• [Task input]:
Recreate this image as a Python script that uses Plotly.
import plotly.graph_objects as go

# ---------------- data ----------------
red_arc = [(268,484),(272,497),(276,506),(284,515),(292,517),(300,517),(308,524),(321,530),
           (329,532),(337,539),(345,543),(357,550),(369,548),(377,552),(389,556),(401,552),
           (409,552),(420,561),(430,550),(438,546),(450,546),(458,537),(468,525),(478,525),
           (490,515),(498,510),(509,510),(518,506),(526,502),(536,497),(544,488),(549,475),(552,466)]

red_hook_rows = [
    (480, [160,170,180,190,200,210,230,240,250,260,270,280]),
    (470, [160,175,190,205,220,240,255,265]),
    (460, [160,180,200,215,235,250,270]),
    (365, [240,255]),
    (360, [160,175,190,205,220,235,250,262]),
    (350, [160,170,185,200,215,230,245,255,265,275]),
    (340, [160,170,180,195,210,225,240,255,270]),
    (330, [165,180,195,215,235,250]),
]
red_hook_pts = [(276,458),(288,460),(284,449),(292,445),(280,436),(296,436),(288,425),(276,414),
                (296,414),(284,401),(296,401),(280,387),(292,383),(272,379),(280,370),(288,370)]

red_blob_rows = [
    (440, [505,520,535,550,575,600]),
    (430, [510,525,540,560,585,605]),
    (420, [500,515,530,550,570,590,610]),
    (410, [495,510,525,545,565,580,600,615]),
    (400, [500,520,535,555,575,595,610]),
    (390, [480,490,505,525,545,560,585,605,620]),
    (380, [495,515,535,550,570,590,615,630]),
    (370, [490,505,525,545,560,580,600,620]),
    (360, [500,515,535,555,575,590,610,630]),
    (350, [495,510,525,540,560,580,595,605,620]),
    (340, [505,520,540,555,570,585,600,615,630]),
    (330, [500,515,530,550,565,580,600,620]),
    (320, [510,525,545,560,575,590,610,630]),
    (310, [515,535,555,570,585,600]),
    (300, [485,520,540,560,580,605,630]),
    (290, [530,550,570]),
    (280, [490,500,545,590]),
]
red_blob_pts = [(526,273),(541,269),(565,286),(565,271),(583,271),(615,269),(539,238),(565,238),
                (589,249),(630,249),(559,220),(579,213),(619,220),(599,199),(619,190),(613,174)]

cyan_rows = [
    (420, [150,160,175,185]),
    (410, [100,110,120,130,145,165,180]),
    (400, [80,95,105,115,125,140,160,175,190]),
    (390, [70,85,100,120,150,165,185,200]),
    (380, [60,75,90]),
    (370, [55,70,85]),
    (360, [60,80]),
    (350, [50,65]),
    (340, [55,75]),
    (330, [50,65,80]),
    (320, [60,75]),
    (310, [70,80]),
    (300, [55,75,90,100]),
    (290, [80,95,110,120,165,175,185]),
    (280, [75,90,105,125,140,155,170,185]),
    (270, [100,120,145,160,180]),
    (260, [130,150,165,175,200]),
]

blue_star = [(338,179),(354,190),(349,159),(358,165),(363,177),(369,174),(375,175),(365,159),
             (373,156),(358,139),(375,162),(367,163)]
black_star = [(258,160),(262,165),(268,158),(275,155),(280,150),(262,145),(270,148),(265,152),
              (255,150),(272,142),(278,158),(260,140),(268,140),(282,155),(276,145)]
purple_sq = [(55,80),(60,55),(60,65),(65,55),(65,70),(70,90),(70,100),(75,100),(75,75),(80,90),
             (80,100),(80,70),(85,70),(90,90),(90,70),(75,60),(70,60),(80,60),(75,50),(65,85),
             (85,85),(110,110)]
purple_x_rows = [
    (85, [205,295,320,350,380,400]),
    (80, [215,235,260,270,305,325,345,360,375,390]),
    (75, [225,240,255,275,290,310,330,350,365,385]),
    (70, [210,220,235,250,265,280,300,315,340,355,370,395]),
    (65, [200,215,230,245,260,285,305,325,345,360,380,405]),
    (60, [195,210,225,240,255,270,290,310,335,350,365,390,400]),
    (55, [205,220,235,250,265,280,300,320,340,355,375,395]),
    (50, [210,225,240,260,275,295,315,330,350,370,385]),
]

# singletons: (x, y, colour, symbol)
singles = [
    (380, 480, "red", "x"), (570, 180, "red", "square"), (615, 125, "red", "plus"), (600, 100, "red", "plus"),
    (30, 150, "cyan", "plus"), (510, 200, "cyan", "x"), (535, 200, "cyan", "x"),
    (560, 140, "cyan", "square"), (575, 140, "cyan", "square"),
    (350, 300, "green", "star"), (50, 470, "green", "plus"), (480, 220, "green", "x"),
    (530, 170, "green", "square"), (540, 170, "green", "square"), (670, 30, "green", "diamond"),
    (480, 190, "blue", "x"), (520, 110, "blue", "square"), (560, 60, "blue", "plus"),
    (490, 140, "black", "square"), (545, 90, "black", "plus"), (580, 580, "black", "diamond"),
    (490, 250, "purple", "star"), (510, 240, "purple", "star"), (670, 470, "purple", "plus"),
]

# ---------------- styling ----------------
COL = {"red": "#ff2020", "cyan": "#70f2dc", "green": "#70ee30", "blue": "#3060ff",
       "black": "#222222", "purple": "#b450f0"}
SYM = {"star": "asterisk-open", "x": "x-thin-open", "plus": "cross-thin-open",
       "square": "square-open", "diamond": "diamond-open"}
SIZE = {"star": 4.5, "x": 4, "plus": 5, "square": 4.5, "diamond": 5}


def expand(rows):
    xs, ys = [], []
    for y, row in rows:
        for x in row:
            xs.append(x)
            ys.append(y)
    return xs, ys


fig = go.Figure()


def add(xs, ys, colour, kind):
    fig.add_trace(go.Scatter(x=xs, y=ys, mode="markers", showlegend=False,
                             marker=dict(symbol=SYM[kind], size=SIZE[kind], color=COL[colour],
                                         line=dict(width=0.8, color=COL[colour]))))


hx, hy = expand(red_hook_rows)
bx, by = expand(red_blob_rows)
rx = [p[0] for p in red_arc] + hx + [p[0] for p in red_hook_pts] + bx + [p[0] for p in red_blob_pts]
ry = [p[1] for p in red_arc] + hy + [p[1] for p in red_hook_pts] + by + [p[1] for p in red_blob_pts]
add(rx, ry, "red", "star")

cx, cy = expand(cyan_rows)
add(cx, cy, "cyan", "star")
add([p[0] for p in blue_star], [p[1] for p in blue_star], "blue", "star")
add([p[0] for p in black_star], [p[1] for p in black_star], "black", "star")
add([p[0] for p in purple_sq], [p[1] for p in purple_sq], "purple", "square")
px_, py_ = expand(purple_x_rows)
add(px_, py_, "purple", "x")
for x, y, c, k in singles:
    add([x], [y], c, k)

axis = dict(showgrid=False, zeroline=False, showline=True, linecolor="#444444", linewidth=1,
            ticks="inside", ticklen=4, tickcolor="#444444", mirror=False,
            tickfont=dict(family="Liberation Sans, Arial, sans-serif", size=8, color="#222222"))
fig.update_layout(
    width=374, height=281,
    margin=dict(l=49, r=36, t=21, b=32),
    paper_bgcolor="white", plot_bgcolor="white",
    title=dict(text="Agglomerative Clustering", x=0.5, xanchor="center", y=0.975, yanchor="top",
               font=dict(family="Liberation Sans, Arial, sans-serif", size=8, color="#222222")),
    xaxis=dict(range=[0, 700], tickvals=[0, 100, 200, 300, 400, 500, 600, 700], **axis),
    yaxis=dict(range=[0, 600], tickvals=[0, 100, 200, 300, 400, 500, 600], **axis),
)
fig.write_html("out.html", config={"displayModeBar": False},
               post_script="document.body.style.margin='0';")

==

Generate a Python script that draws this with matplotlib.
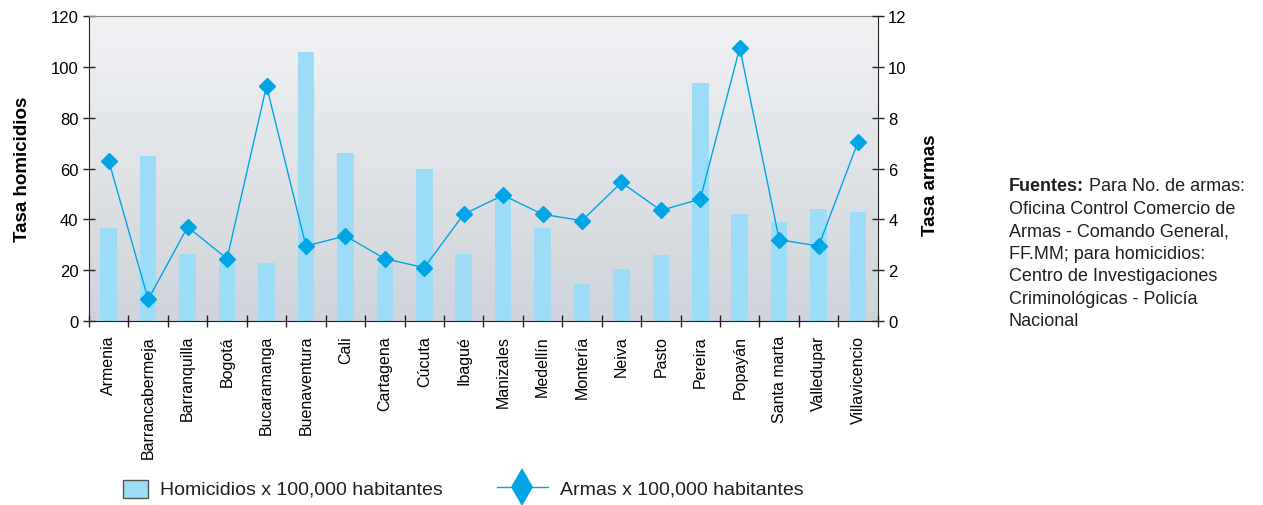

==

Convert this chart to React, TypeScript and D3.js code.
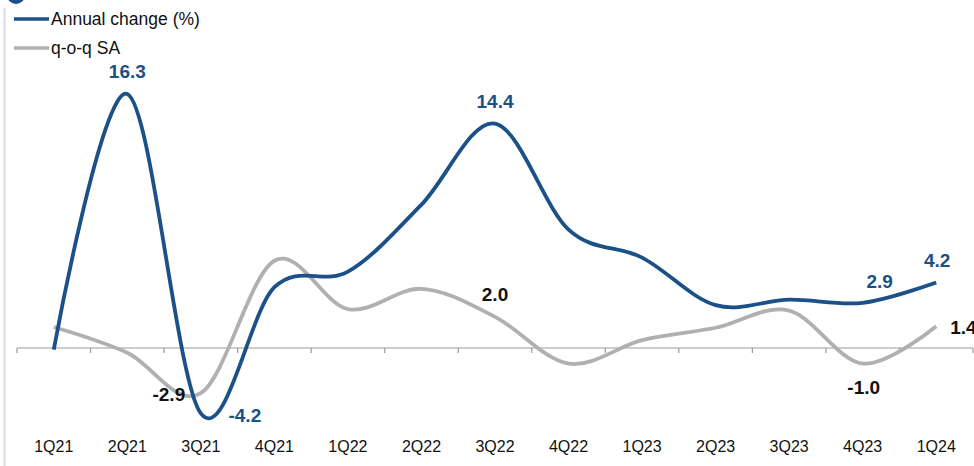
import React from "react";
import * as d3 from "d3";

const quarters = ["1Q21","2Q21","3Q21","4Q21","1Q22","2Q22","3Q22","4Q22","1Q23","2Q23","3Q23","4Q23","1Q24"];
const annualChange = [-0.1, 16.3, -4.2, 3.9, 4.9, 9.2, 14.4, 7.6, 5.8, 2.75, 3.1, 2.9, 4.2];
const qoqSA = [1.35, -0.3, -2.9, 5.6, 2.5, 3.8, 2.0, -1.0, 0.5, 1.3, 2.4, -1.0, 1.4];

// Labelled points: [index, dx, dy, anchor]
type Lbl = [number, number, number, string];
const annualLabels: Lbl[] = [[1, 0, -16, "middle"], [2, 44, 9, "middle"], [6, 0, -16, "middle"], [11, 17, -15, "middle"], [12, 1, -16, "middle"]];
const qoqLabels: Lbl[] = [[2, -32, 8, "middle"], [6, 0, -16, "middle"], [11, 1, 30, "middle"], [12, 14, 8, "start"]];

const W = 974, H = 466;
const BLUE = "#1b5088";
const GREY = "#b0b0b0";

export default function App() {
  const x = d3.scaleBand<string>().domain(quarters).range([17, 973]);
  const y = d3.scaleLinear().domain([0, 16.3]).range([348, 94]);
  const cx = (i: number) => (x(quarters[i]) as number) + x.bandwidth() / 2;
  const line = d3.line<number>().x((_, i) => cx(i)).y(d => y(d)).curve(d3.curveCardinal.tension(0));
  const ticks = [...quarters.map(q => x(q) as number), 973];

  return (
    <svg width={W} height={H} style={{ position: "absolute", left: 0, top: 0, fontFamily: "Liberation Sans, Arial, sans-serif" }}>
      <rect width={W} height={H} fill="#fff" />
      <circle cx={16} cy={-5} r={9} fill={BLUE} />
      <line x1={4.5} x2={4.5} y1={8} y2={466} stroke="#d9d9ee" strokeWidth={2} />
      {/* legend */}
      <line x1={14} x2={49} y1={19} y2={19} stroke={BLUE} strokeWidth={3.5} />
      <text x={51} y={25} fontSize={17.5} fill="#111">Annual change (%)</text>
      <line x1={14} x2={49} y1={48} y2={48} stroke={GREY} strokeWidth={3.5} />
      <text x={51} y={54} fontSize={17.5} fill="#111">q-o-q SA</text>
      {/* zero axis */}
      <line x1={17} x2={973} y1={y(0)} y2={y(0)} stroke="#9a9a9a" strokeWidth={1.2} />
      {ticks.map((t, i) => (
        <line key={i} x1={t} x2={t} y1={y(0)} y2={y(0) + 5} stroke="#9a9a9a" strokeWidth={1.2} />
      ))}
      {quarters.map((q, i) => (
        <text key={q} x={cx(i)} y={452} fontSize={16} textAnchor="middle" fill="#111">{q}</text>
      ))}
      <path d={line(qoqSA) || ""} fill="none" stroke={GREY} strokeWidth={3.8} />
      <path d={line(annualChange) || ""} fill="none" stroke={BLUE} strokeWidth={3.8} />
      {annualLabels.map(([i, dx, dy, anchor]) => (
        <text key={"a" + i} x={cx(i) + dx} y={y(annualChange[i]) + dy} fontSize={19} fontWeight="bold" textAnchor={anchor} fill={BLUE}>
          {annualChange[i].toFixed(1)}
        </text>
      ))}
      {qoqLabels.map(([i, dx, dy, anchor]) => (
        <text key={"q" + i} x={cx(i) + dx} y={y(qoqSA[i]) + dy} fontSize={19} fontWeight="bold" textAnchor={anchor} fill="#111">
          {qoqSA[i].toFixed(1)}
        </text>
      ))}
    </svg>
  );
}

• [Exercise aim]: Reproduce exactly the lines from the one containing "Recreate this image" through the one containing "import plotly.graph_objects as go", inclusive, and nothing else.

• [Response to this task]:
Recreate this image as a Python script that uses Plotly.
import plotly.graph_objects as go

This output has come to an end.